SET TASK: Skip every image and restate the data word for word.

SUPPLIED DATA:
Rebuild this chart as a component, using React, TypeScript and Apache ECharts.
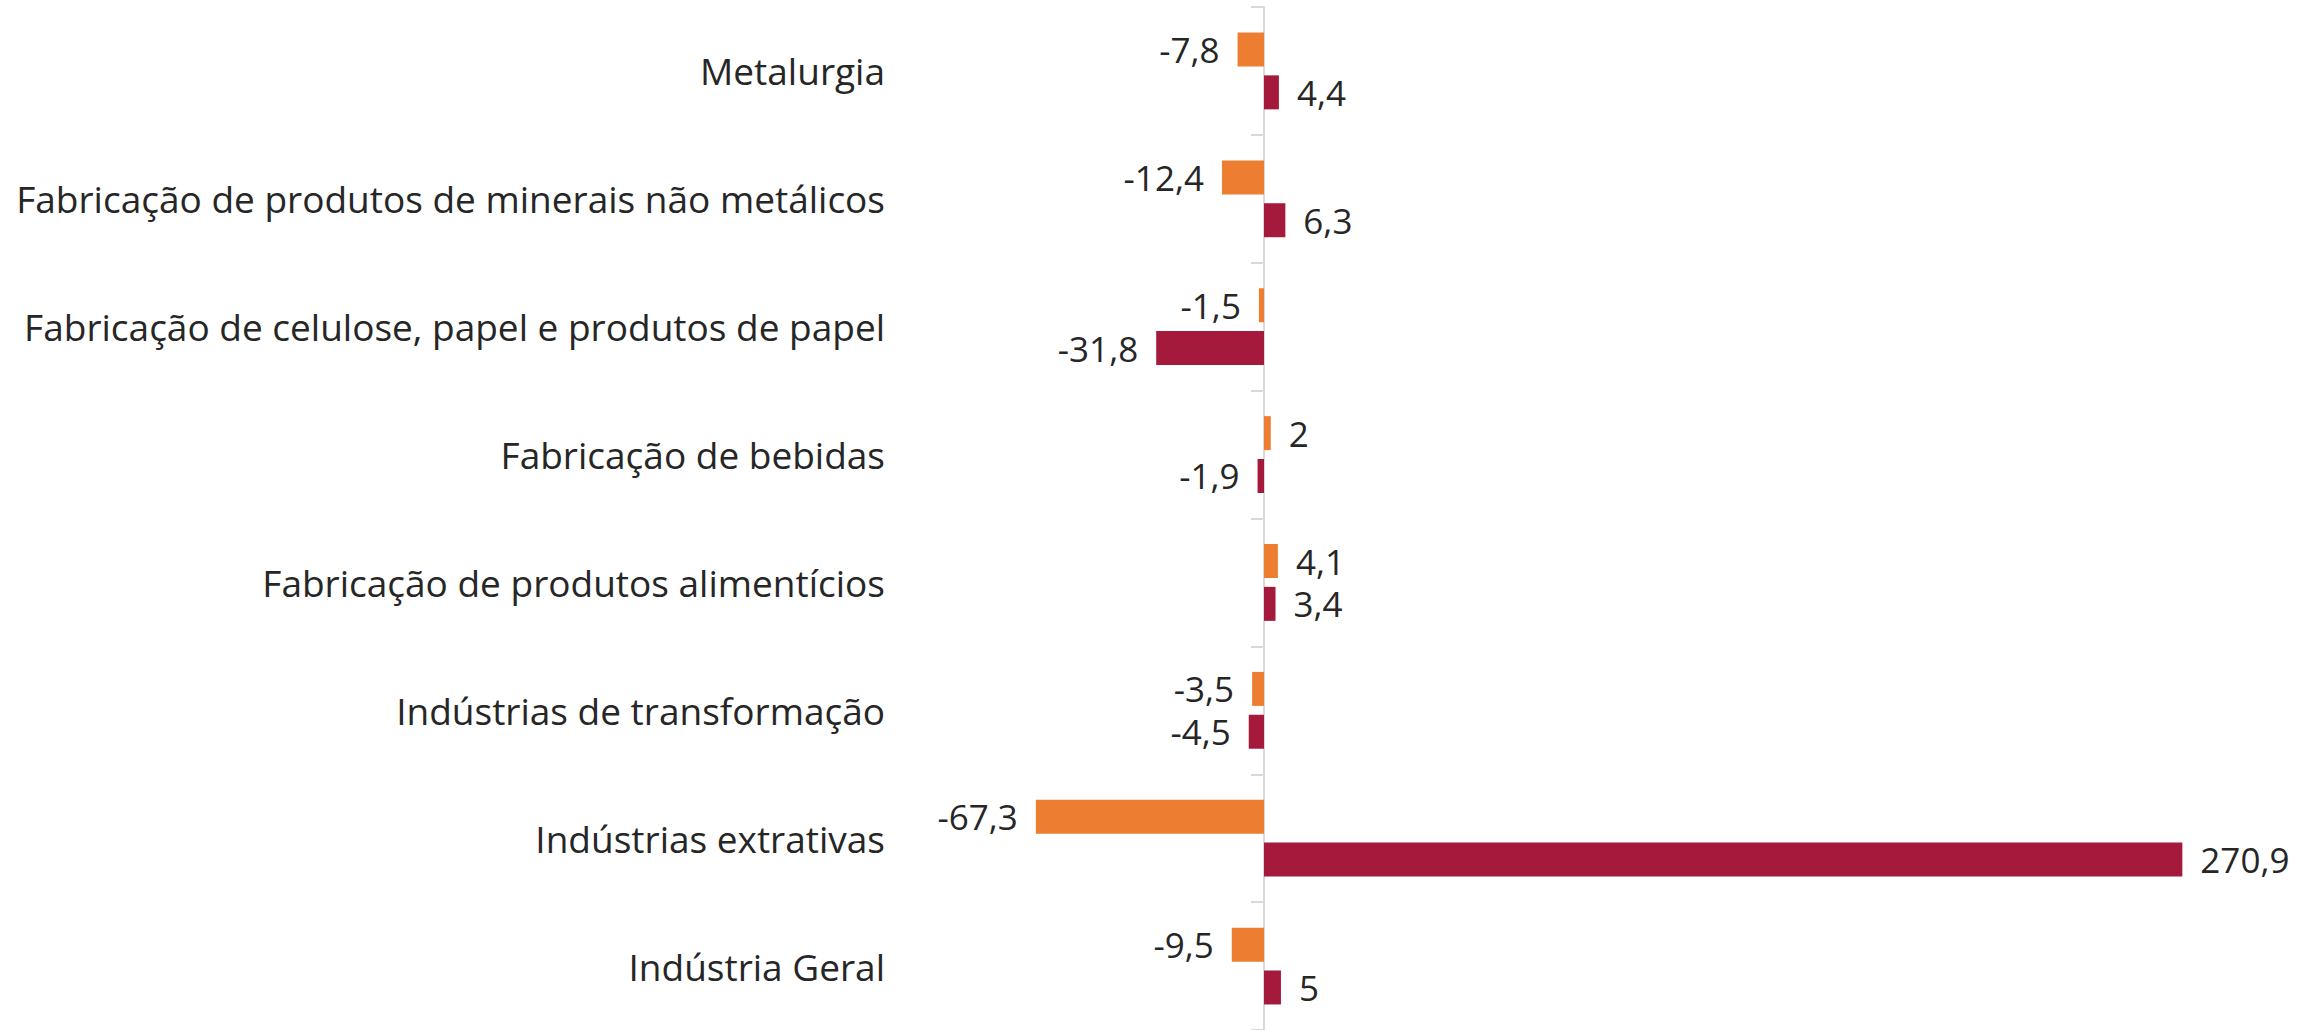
import React, { useEffect, useRef } from "react";
import * as echarts from "echarts";

const categories = [
  "Metalurgia",
  "Fabricação de produtos de minerais não metálicos",
  "Fabricação de celulose, papel e produtos de papel",
  "Fabricação de bebidas",
  "Fabricação de produtos alimentícios",
  "Indústrias de transformação",
  "Indústrias extrativas",
  "Indústria Geral",
];
const orangeValues = [-7.8, -12.4, -1.5, 2, 4.1, -3.5, -67.3, -9.5];
const redValues = [4.4, 6.3, -31.8, -1.9, 3.4, -4.5, 270.9, 5];

const FONT = "Open Sans";
const TEXT = "#262626";

const fmt = (v: number) => String(v).replace(".", ",");

const toItems = (vals: number[]) =>
  vals.map((v) => ({
    value: v,
    label: { position: v < 0 ? "left" : "right" },
  }));

export default function App() {
  const ref = useRef<HTMLDivElement>(null);
  useEffect(() => {
    if (!ref.current) return;
    const chart = echarts.init(ref.current, undefined, { renderer: "svg" });
    const labelStyle = {
      show: true,
      distance: 18,
      fontFamily: FONT,
      fontSize: 35,
      color: TEXT,
      formatter: (p: any) => fmt(p.value),
    };
    chart.setOption({
      animation: false,
      backgroundColor: "#ffffff",
      grid: { left: 925, top: 7, width: 1356, height: 1028, containLabel: false },
      xAxis: {
        type: "value",
        min: -100,
        max: 300,
        show: false,
        splitLine: { show: false },
      },
      yAxis: [
        {
          type: "category",
          data: categories,
          inverse: true,
          position: "left",
          axisLine: { show: false, onZero: false },
          axisTick: { show: false },
          axisLabel: {
            margin: 40,
            fontFamily: FONT,
            fontSize: 37,
            color: TEXT,
          },
        },
        {
          type: "category",
          data: categories,
          inverse: true,
          position: "left",
          axisLine: { show: true, onZero: true, lineStyle: { color: "#D9D9D9", width: 2 } },
          axisTick: { show: true, length: 13, lineStyle: { color: "#D9D9D9", width: 2 } },
          axisLabel: { show: false },
        },
      ],
      series: [
        {
          type: "bar",
          yAxisIndex: 0,
          data: toItems(orangeValues),
          barWidth: 34,
          barGap: "26%",
          itemStyle: { color: "#ED7D31" },
          label: labelStyle,
        },
        {
          type: "bar",
          yAxisIndex: 0,
          data: toItems(redValues),
          barWidth: 34,
          barGap: "26%",
          itemStyle: { color: "#A5193C" },
          label: labelStyle,
        },
      ],
    });
    return () => chart.dispose();
  }, []);
  return (
    <div
      ref={ref}
      style={{ position: "absolute", left: 0, top: 0, width: 2321, height: 1030 }}
    />
  );
}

ANSWER BELOW:
Rebuild this chart as a component, using React, TypeScript and Apache ECharts.
import React, { useEffect, useRef } from "react";
import * as echarts from "echarts";

const categories = [
  "Metalurgia",
  "Fabricação de produtos de minerais não metálicos",
  "Fabricação de celulose, papel e produtos de papel",
  "Fabricação de bebidas",
  "Fabricação de produtos alimentícios",
  "Indústrias de transformação",
  "Indústrias extrativas",
  "Indústria Geral",
];
const orangeValues = [-7.8, -12.4, -1.5, 2, 4.1, -3.5, -67.3, -9.5];
const redValues = [4.4, 6.3, -31.8, -1.9, 3.4, -4.5, 270.9, 5];

const FONT = "Open Sans";
const TEXT = "#262626";

const fmt = (v: number) => String(v).replace(".", ",");

const toItems = (vals: number[]) =>
  vals.map((v) => ({
    value: v,
    label: { position: v < 0 ? "left" : "right" },
  }));

export default function App() {
  const ref = useRef<HTMLDivElement>(null);
  useEffect(() => {
    if (!ref.current) return;
    const chart = echarts.init(ref.current, undefined, { renderer: "svg" });
    const labelStyle = {
      show: true,
      distance: 18,
      fontFamily: FONT,
      fontSize: 35,
      color: TEXT,
      formatter: (p: any) => fmt(p.value),
    };
    chart.setOption({
      animation: false,
      backgroundColor: "#ffffff",
      grid: { left: 925, top: 7, width: 1356, height: 1028, containLabel: false },
      xAxis: {
        type: "value",
        min: -100,
        max: 300,
        show: false,
        splitLine: { show: false },
      },
      yAxis: [
        {
          type: "category",
          data: categories,
          inverse: true,
          position: "left",
          axisLine: { show: false, onZero: false },
          axisTick: { show: false },
          axisLabel: {
            margin: 40,
            fontFamily: FONT,
            fontSize: 37,
            color: TEXT,
          },
        },
        {
          type: "category",
          data: categories,
          inverse: true,
          position: "left",
          axisLine: { show: true, onZero: true, lineStyle: { color: "#D9D9D9", width: 2 } },
          axisTick: { show: true, length: 13, lineStyle: { color: "#D9D9D9", width: 2 } },
          axisLabel: { show: false },
        },
      ],
      series: [
        {
          type: "bar",
          yAxisIndex: 0,
          data: toItems(orangeValues),
          barWidth: 34,
          barGap: "26%",
          itemStyle: { color: "#ED7D31" },
          label: labelStyle,
        },
        {
          type: "bar",
          yAxisIndex: 0,
          data: toItems(redValues),
          barWidth: 34,
          barGap: "26%",
          itemStyle: { color: "#A5193C" },
          label: labelStyle,
        },
      ],
    });
    return () => chart.dispose();
  }, []);
  return (
    <div
      ref={ref}
      style={{ position: "absolute", left: 0, top: 0, width: 2321, height: 1030 }}
    />
  );
}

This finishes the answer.